Comment imaginez-vous le futur ?
Je suis bien à Montrouge, on commence un nouveau projet sur la formation, j’aimerais faire monter les équipes de jeunes au plus haut niveau de compétition possible. Par exemple, aller chercher les U19 Nationaux (l’équipe évolue pour le moment dans le championnat de R2). A long terme, je suis plus sur la démarche de rentrer d'où je viens, en Afrique et contribuer à la formation et au développement de jeunes joueurs là bas. Je suis vraiment plus dans cette optique que dans celle d’intégrer une structure professionnelle ici en France.
Entraîner des seniors est une chose qui pourrait vous tenter ?
J’ai déjà encadré des seniors dans le cadre de la préparation physique ici à Montrouge et pourquoi pas le faire en tant qu’entraîneur principal, mais je pense que cela est intéressant qu’à partir d’un certain niveau uniquement. J’ai plus l’ambition d’aller chercher les U19 Nationaux avec mon club, c’est plus cela qui me titille et me motive que de me projeter vers les seniors.
Samy Mandessi-Bell, toujours au plus près de ses joueurs
Il y a également une part importante du social dans votre travail, pouvez-vous en parler ?

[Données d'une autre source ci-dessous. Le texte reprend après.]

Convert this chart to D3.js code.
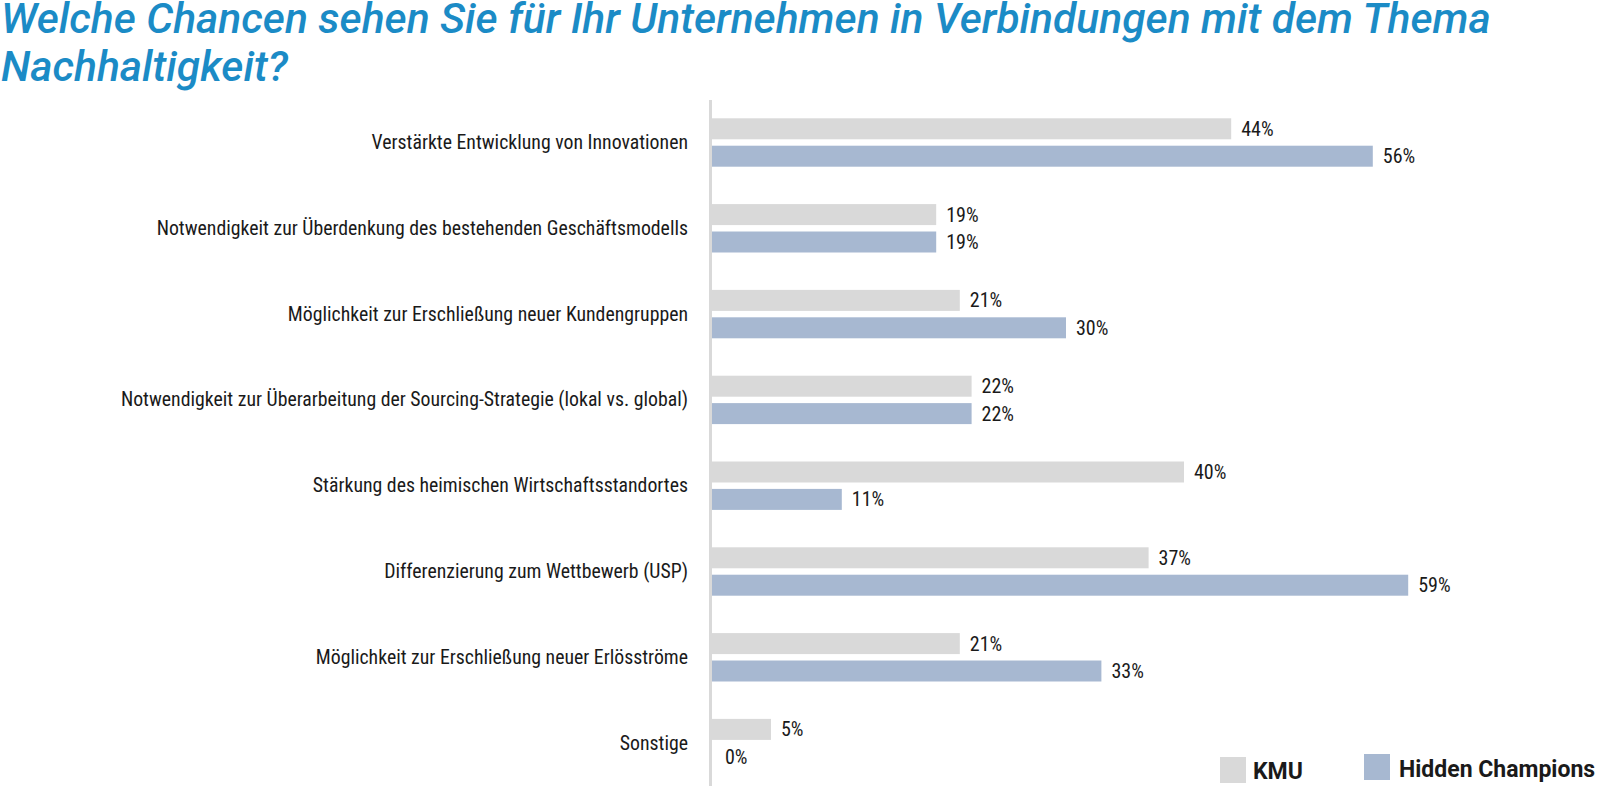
<!DOCTYPE html>
<html>
<head>
<meta charset="utf-8">
<script src="https://cdn.jsdelivr.net/npm/d3@7"></script>
<style>
html,body{margin:0;padding:0;background:#fff;}
svg{display:block;}
</style>
</head>
<body>
<svg id="chart" width="1600" height="786"></svg>
<script>
const titleLines = ["Welche Chancen sehen Sie für Ihr Unternehmen in Verbindungen mit dem Thema", "Nachhaltigkeit?"];
const categories = [
  "Verstärkte Entwicklung von Innovationen",
  "Notwendigkeit zur Überdenkung des bestehenden Geschäftsmodells",
  "Möglichkeit zur Erschließung neuer Kundengruppen",
  "Notwendigkeit zur Überarbeitung der Sourcing-Strategie (lokal vs. global)",
  "Stärkung des heimischen Wirtschaftsstandortes",
  "Differenzierung zum Wettbewerb (USP)",
  "Möglichkeit zur Erschließung neuer Erlösströme",
  "Sonstige"
];
const seriesNames = ["KMU", "Hidden Champions"];
const kmuValues = [44, 19, 21, 22, 40, 37, 21, 5];
const hcValues  = [56, 19, 30, 22, 11, 59, 33, 0];
const seriesColors = ["#d9d9d9", "#a7b8d1"];

const svg = d3.select("#chart");
const labelFont = "'Liberation Sans Narrow', 'Roboto Condensed', 'Arial Narrow', sans-serif";

// Title
const titles = svg.selectAll("text.title").data(titleLines).join("text")
  .attr("class", "title")
  .attr("x", 1)
  .attr("y", (d, i) => 33 + i * 48)
  .attr("fill", "#1b8bc6")
  .style("font-family", "Roboto, sans-serif")
  .style("font-style", "italic")
  .style("font-weight", 500)
  .style("font-size", "42px")
  .text(d => d);
// fit first line to the reference's width by font size
const t0 = titles.filter((d, i) => i === 0).node();
const len0 = t0.getComputedTextLength();
const fs = Math.min(44, 42 * 1490 / len0);
titles.style("font-size", fs + "px");

// Scales
const x = d3.scaleLinear().domain([0, 60]).range([712, 712 + 60 * 11.8]);
const y = d3.scaleBand().domain(categories)
  .range([118.3, 118.3 + 7 * 85.8 + 48.4])
  .paddingInner(1 - 48.4 / 85.8).paddingOuter(0);
const ySub = d3.scaleBand().domain(seriesNames).range([0, y.bandwidth()]).paddingInner(0.234);
const color = d3.scaleOrdinal().domain(seriesNames).range(seriesColors);

const rows = categories.map((c, i) => ({cat: c, vals: [
  {s: seriesNames[0], v: kmuValues[i]},
  {s: seriesNames[1], v: hcValues[i]}
]}));

// Axis line
svg.append("line")
  .attr("x1", x(0) - 1.5).attr("x2", x(0) - 1.5)
  .attr("y1", 100).attr("y2", 786)
  .attr("stroke", "#d9d9d9").attr("stroke-width", 3);

// Category labels
svg.selectAll("text.cat").data(categories).join("text")
  .attr("class", "cat")
  .attr("x", 688)
  .attr("y", d => y(d) + y.bandwidth() / 2 + 6.5)
  .attr("text-anchor", "end")
  .attr("fill", "#1a1a1a")
  .style("font-family", labelFont)
  .style("font-size", "19.8px")
  .text(d => d);

const g = svg.selectAll("g.row").data(rows).join("g")
  .attr("class", "row")
  .attr("transform", d => `translate(0,${y(d.cat)})`);

g.selectAll("rect").data(d => d.vals).join("rect")
  .attr("x", x(0))
  .attr("y", d => ySub(d.s))
  .attr("width", d => x(d.v) - x(0))
  .attr("height", ySub.bandwidth())
  .attr("fill", d => color(d.s));

g.selectAll("text.val").data(d => d.vals).join("text")
  .attr("class", "val")
  .attr("x", d => x(d.v) + (d.v === 0 ? 13 : 10))
  .attr("y", d => ySub(d.s) + ySub.bandwidth() / 2 + 7)
  .attr("fill", "#1a1a1a")
  .style("font-family", labelFont)
  .style("font-size", "20px")
  .text(d => d.v + "%");

// Legend
const legendX = [1220, 1364];
const legendY = [757, 754];
const leg = svg.selectAll("g.leg").data(seriesNames).join("g")
  .attr("class", "leg")
  .attr("transform", (d, i) => `translate(${legendX[i]},${legendY[i]})`);
leg.append("rect").attr("width", 26).attr("height", 26).attr("fill", d => color(d));
leg.append("text")
  .attr("x", (d, i) => i === 0 ? 33 : 35)
  .attr("y", (d, i) => i === 0 ? 21.5 : 23)
  .attr("fill", "#1a1a1a")
  .style("font-family", "Roboto, sans-serif")
  .style("font-weight", 700)
  .style("font-size", "23px")
  .text(d => d);
</script>
</body>
</html>
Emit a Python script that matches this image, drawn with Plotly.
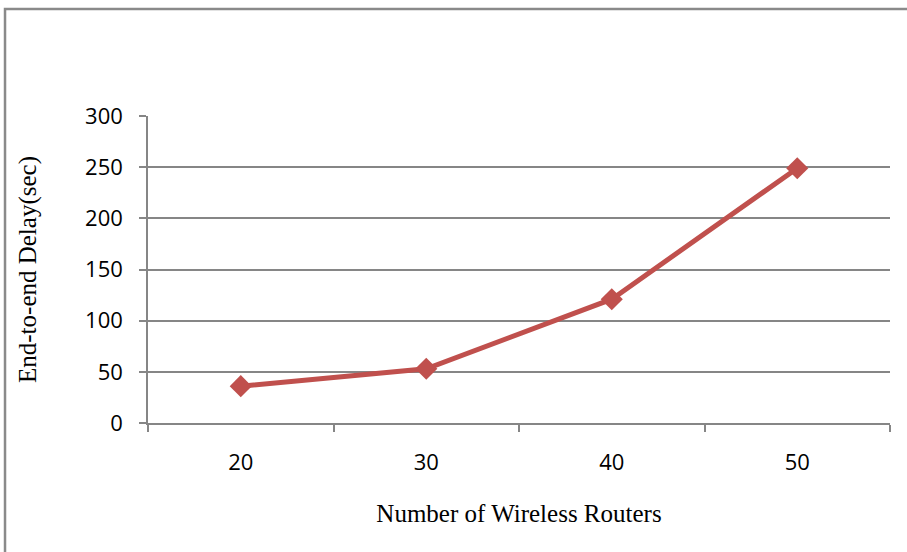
import plotly.graph_objects as go

# Delay measurements per network size
routers = ["20", "30", "40", "50"]
delay_sec = [36, 53, 121, 249]
y_ticks = [0, 50, 100, 150, 200, 250, 300]

grid_col = "#868686"
line_col = "#C0504D"

fig = go.Figure()
fig.add_trace(go.Scatter(
    x=routers, y=delay_sec, mode="lines+markers",
    line=dict(color=line_col, width=5),
    marker=dict(symbol="diamond", size=17, color=line_col),
    showlegend=False, hoverinfo="skip",
))

fig.update_layout(
    width=907, height=552,
    margin=dict(l=148, r=17, t=116, b=129),
    paper_bgcolor="white", plot_bgcolor="white",
    xaxis=dict(
        type="category", tickson="boundaries",
        showgrid=False, showline=True, linecolor=grid_col, linewidth=1.5,
        ticks="outside", ticklen=7, tickcolor=grid_col, tickwidth=1.5,
        tickfont=dict(family="Open Sans", size=22, color="black"),
        ticklabelstandoff=19,
        title=dict(text="Number of Wireless Routers",
                   font=dict(family="Liberation Serif", size=25, color="black"),
                   standoff=29),
        range=[-0.5, 3.5],
    ),
    yaxis=dict(
        range=[0, 300], tickvals=y_ticks,
        showgrid=True, gridcolor=grid_col, gridwidth=1.5,
        showline=True, linecolor=grid_col, linewidth=1.5,
        ticks="outside", ticklen=7, tickcolor=grid_col, tickwidth=1.5,
        tickfont=dict(family="Open Sans", size=22, color="black"),
        ticklabelstandoff=12,
        zeroline=False,
        title=dict(text="End-to-end Delay(sec)",
                   font=dict(family="Liberation Serif", size=25, color="black"),
                   standoff=41),
    ),
    shapes=[dict(type="rect", xref="paper", yref="paper",
                 x0=-0.1927, x1=1.1, y0=-0.5, y1=1.3485,
                 line=dict(color="#8a8a8a", width=2.5), layer="below")],
)

fig.write_html("out.html")
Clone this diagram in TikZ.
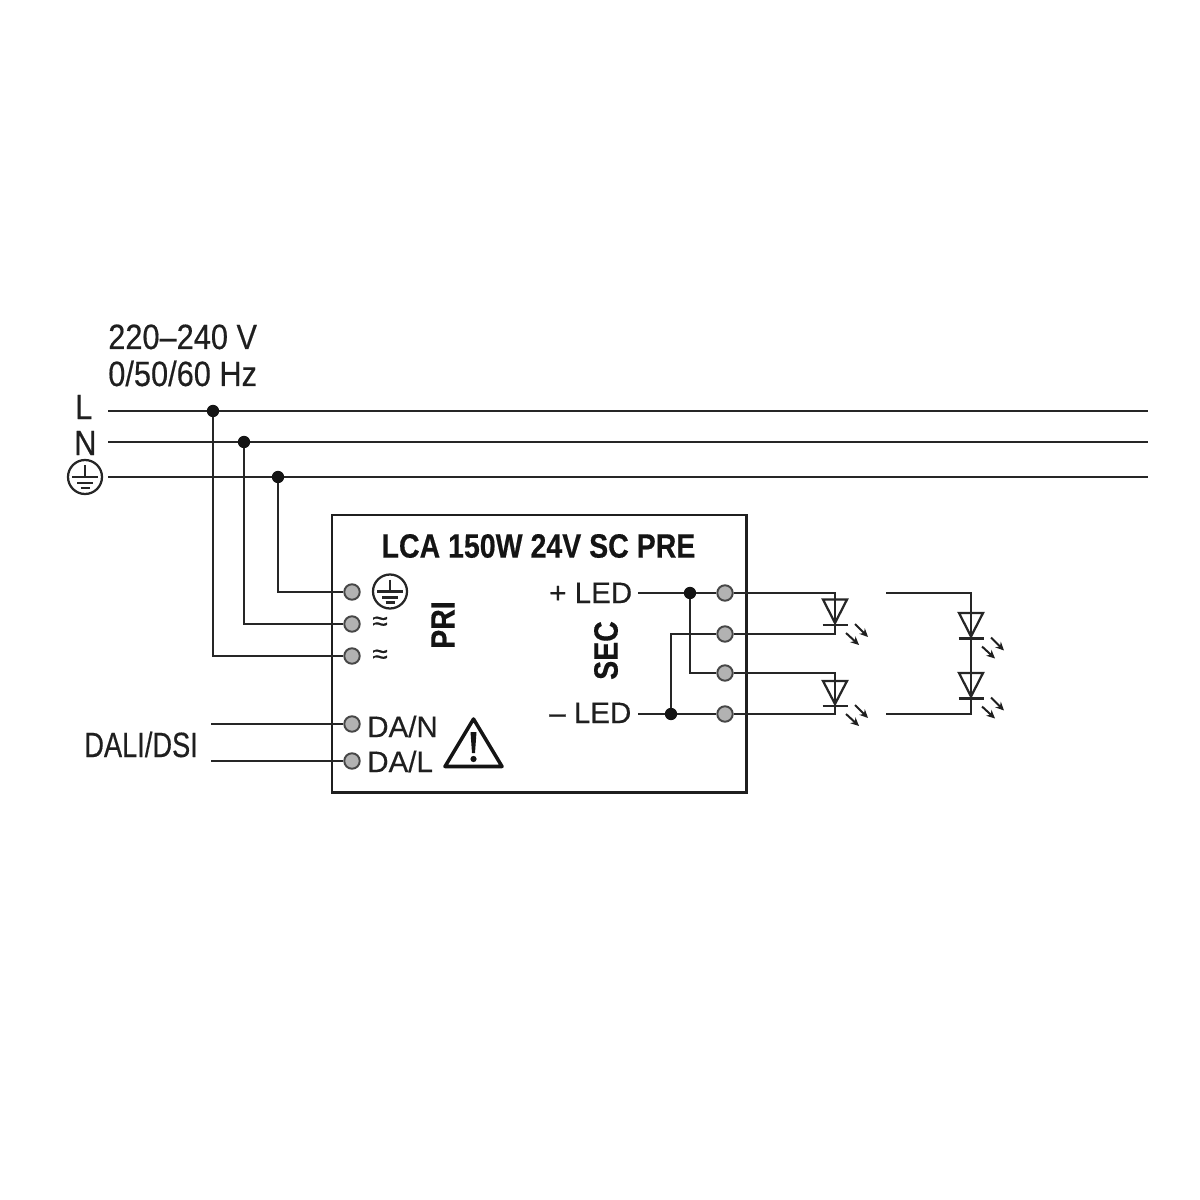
\documentclass[tikz,border=0pt]{standalone}
\usepackage{fontspec}
\setmainfont[FakeStretch=0.875,FakeBold=0.35,BoldFont={Liberation Sans Bold},BoldFeatures={FakeStretch=0.845}]{Liberation Sans}
\newfontfamily\widefam[FakeBold=0.35]{Liberation Sans}
\newfontfamily\narrowfam[FakeStretch=0.775,FakeBold=0.35]{Liberation Sans}
\usetikzlibrary{arrows.meta}
\tikzset{
  wire/.style={line width=1.8pt,draw=black!85},
  thin wire/.style={line width=1.6pt,draw=black!85},
  term/.style={circle,draw=black!72,line width=1.4pt,fill=black!30,minimum size=11pt,inner sep=0pt},
  jdot/.style={circle,fill=black!92,minimum size=8.8pt,inner sep=0pt},
  lbl/.style={anchor=base west,inner sep=0pt,text=black!88,font=\fontsize{25}{30}\selectfont},
  mid/.style={anchor=base west,inner sep=0pt,text=black!88,font=\widefam\fontsize{21}{25}\selectfont},
  head/.style={inner sep=0pt,text=black!92,font=\fontsize{24}{28}\selectfont\bfseries},
  arr/.style={line width=1.4pt,draw=black!88,-{Stealth[length=6pt,width=5.6pt]}}
}
\newcommand{\earthsym}[2]{%
  \draw[thin wire] (#1,#2) circle (17);
  \draw[thin wire] (#1-13,#2) -- (#1+13,#2);
  \draw[thin wire] (#1,#2-12) -- (#1,#2);
  \draw[thin wire] (#1-8,#2+6) -- (#1+8,#2+6);
  \draw[thin wire] (#1-4.5,#2+11) -- (#1+4.5,#2+11);
}
\newcommand{\ledsym}[3]{% x, triangle top y, bar y
  \draw[thin wire,line join=miter] (#1-12,#2) -- (#1+12,#2) -- (#1,#3-2) -- cycle;
  \draw[thin wire] (#1-12.5,#3) -- (#1+12.5,#3);
  \draw[arr] (#1+20,#3-1) -- (#1+33,#3+12);
  \draw[arr] (#1+11,#3+8) -- (#1+24,#3+20);
}
\begin{document}
\begin{tikzpicture}[x=0.025cm,y=-0.025cm]
\useasboundingbox (0,0) rectangle (1200,1200);
% mains
\coordinate (Ls) at (108,411); \coordinate (Le) at (1148,411);
\coordinate (Ns) at (108,442); \coordinate (Ne) at (1148,442);
\coordinate (Es) at (108,477); \coordinate (Ee) at (1148,477);
\draw[wire] (Ls) -- (Le);
\draw[wire] (Ns) -- (Ne);
\draw[wire] (Es) -- (Ee);
\node[lbl] (volt) at (108,349) {220–240 V};
\node[lbl] (freq) at (108,386) {0/50/60 Hz};
\node[lbl] (lL) at (75,419) {L};
\node[lbl] (lN) at (74,455) {N};
\earthsym{85}{477}
% box
\node[draw=black!88,line width=2.1pt,minimum width=294.5pt,minimum height=197pt,inner sep=0pt,outer sep=0pt,anchor=north west] (box) at (332,515) {};
\node[head] (title) at (538.5,546) {LCA 150W 24V SC PRE};
% terminals
\node[term] (pe) at (352,592) {};
\node[term] (pn) at (352,624) {};
\node[term] (pl) at (352,656) {};
\node[term] (dn) at (352,724) {};
\node[term] (dl) at (352,761) {};
\node[term] (s1) at (725,593) {};
\node[term] (s2) at (725,634) {};
\node[term] (s3) at (725,673) {};
\node[term] (s4) at (725,714) {};
% junctions
\node[jdot] (jl) at (213,411) {};
\node[jdot] (jn) at (244,442) {};
\node[jdot] (je) at (278,477) {};
\node[jdot] (jp) at (690,593) {};
\node[jdot] (jm) at (671,714) {};
% primary wiring
\draw[wire] (je) |- (pe);
\draw[wire] (jn) |- (pn);
\draw[wire] (jl) |- (pl);
\coordinate (da1) at (211,724); \coordinate (da2) at (211,761);
\draw[wire] (da1) -- (dn);
\draw[wire] (da2) -- (dl);
% secondary labels
\node[mid] (plus) at (549,603) {+ LED};
\node[mid] (minus) at (549,723) {– LED};
\coordinate (p0) at (638,593); \coordinate (m0) at (638,714);
\draw[wire] (p0) -- (jp) -- (s1);
\draw[wire] (m0) -- (jm) -- (s4);
\draw[wire] (jp) |- (s3);
\draw[wire] (jm) |- (s2);
% LED groups
\coordinate (a1) at (835,593); \coordinate (b1) at (835,634);
\coordinate (a2) at (835,673); \coordinate (b2) at (835,714);
\draw[wire] (s1) -- (a1) -- (b1) -- (s2);
\draw[wire] (s3) -- (a2) -- (b2) -- (s4);
\ledsym{835}{599.5}{625}
\ledsym{835}{681}{706}
% LED chain
\coordinate (c1) at (886,593); \coordinate (c2) at (971,593);
\coordinate (c3) at (971,714); \coordinate (c4) at (886,714);
\draw[wire] (c1) -- (c2) -- (c3) -- (c4);
\ledsym{971}{613}{638.5}
\ledsym{971}{673}{698.5}
% box texts
\earthsym{390}{591.5}
\node[inner sep=0pt,font=\widefam\fontsize{20}{20}\selectfont,text=black!88] (t1) at (380,623.5) {≈};
\node[inner sep=0pt,font=\widefam\fontsize{20}{20}\selectfont,text=black!88] (t2) at (380,656.5) {≈};
\node[head,rotate=90] (pri) at (443,625) {PRI};
\node[head,rotate=90] (sec) at (606,650.5) {SEC};
\node[mid] (dan) at (367,737) {DA/N};
\node[mid] (dal) at (367,772) {DA/L};
\node[lbl,font=\narrowfam\fontsize{25}{30}\selectfont] (dali) at (84,757) {DALI/DSI};
% warning
\draw[black!92,line width=2.5pt,line join=round] (473.5,719) -- (502,766.5) -- (445,766.5) -- cycle;
\fill[black!92] (470.5,732) -- (476.5,732) -- (475,753) -- (472,753) -- cycle;
\fill[black!92] (473.5,759) circle (3.1);
\end{tikzpicture}
\end{document}
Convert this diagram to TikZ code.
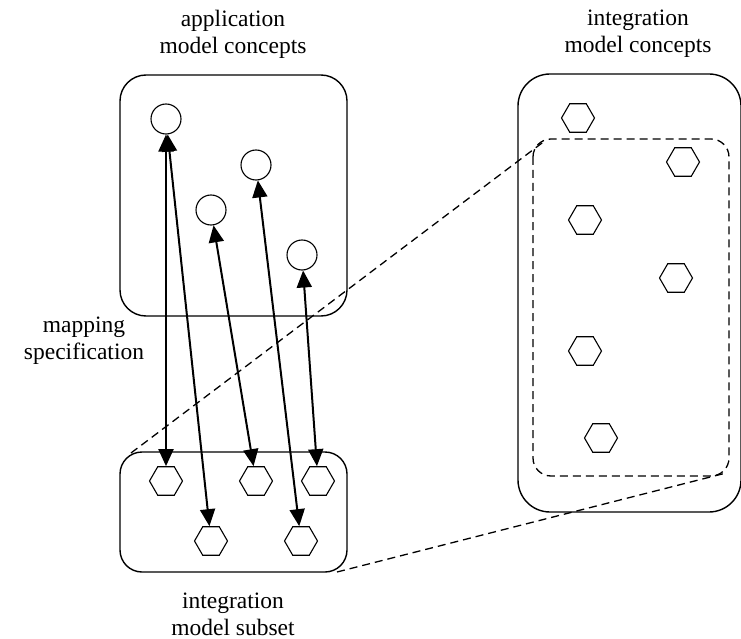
\documentclass[tikz,border=0pt]{standalone}
\usepackage{fontspec}
\setmainfont{Liberation Serif}
\usetikzlibrary{arrows.meta,shapes.geometric}

\tikzset{
  concept/.style={circle, draw, line width=1.1pt, minimum size=30pt, inner sep=0pt},
  hexa/.style={regular polygon, regular polygon sides=6, draw, line width=1.1pt, minimum size=33pt, inner sep=0pt},
  mapping/.style={{Triangle[length=17pt,width=15pt]}-{Triangle[length=17pt,width=15pt]}, line width=2pt},
  box/.style={line width=1.4pt, rounded corners=#1},
  link/.style={line width=1.3pt, dash pattern=on 8pt off 5pt},
  caption/.style={align=center, inner sep=0pt, font=\fontsize{23.5}{27}\selectfont}
}

\begin{document}
\begin{tikzpicture}[x=1pt,y=-1pt]
    \useasboundingbox (0,0) rectangle (741,639);

    %Titulos
    \node[caption] (tapp) at (233,34) {application\\model concepts};
    \node[caption] (tint) at (638,34) {integration\\model concepts};
    \node[caption] (tmap) at (84,341) {mapping\\specification};
    \node[caption] (tsub) at (233,614) {integration\\model subset};

    %Cajas
    \draw[box=26pt] (120,75) rectangle (347,316);
    \draw[box=22pt] (120,452) rectangle (347,572);
    \draw[box=32pt] (518,74) rectangle (741,512);
    \draw[box=18pt, link] (533,139) rectangle (729,476);

    %Conceptos de la aplicacion
    \node[concept] (c1) at (166,119) {};
    \node[concept] (c2) at (211,210) {};
    \node[concept] (c3) at (256,165) {};
    \node[concept] (c4) at (302,255) {};

    %Subconjunto del modelo de integracion
    \node[hexa] (s1) at (166,481) {};
    \node[hexa] (s2) at (256,481) {};
    \node[hexa] (s3) at (318,481) {};
    \node[hexa] (s4) at (211,541) {};
    \node[hexa] (s5) at (301,541) {};

    %Conceptos del modelo de integracion
    \node[hexa] (i1) at (578,118) {};
    \node[hexa] (i2) at (683,162) {};
    \node[hexa] (i3) at (585,220) {};
    \node[hexa] (i4) at (676,278) {};
    \node[hexa] (i5) at (585,351) {};
    \node[hexa] (i6) at (601,438) {};

    %Especificacion del mapeo
    \draw[mapping] (c1) -- (s1);
    \draw[mapping] (c1) -- (s4);
    \draw[mapping] (c2) -- (s2);
    \draw[mapping] (c3) -- (s5);
    \draw[mapping] (c4) -- (s3);

    %Lineas de zoom
    \coordinate (subnw) at (131,453);
    \coordinate (subse) at (337,572);
    \coordinate (dashnw) at (546,140);
    \coordinate (dashse) at (726,473);
    \draw[link] (subnw) -- (dashnw);
    \draw[link] (subse) -- (dashse);
\end{tikzpicture}
\end{document}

C’est important à tous les niveaux, même chez les pro d’ailleurs. Les joueurs ont besoin d’un accompagnement et d’un suivi, il y a des périodes qui sont moins faciles que d’autres, il y a aussi des problèmes extra-sportifs. On tombe parfois sur des jeunes qui ont des soucis de logement ou des difficultés à manger ou s’habiller, on doit donc forcément le prendre en compte. Le fait que je sois à plein temps depuis plusieurs années me permet de dégager du temps pour tous ses jeunes qui ont besoin qu’un peu plus que d’une séance terrain. C’est très enrichissant.
Je vous laisse le mot de la fin …
Je voudrais juste vous remercier pour ce que vous faites car c’est toujours intéressant de s’enrichir du parcours des autres coaches de la région. Continuez comme cela Actufoot.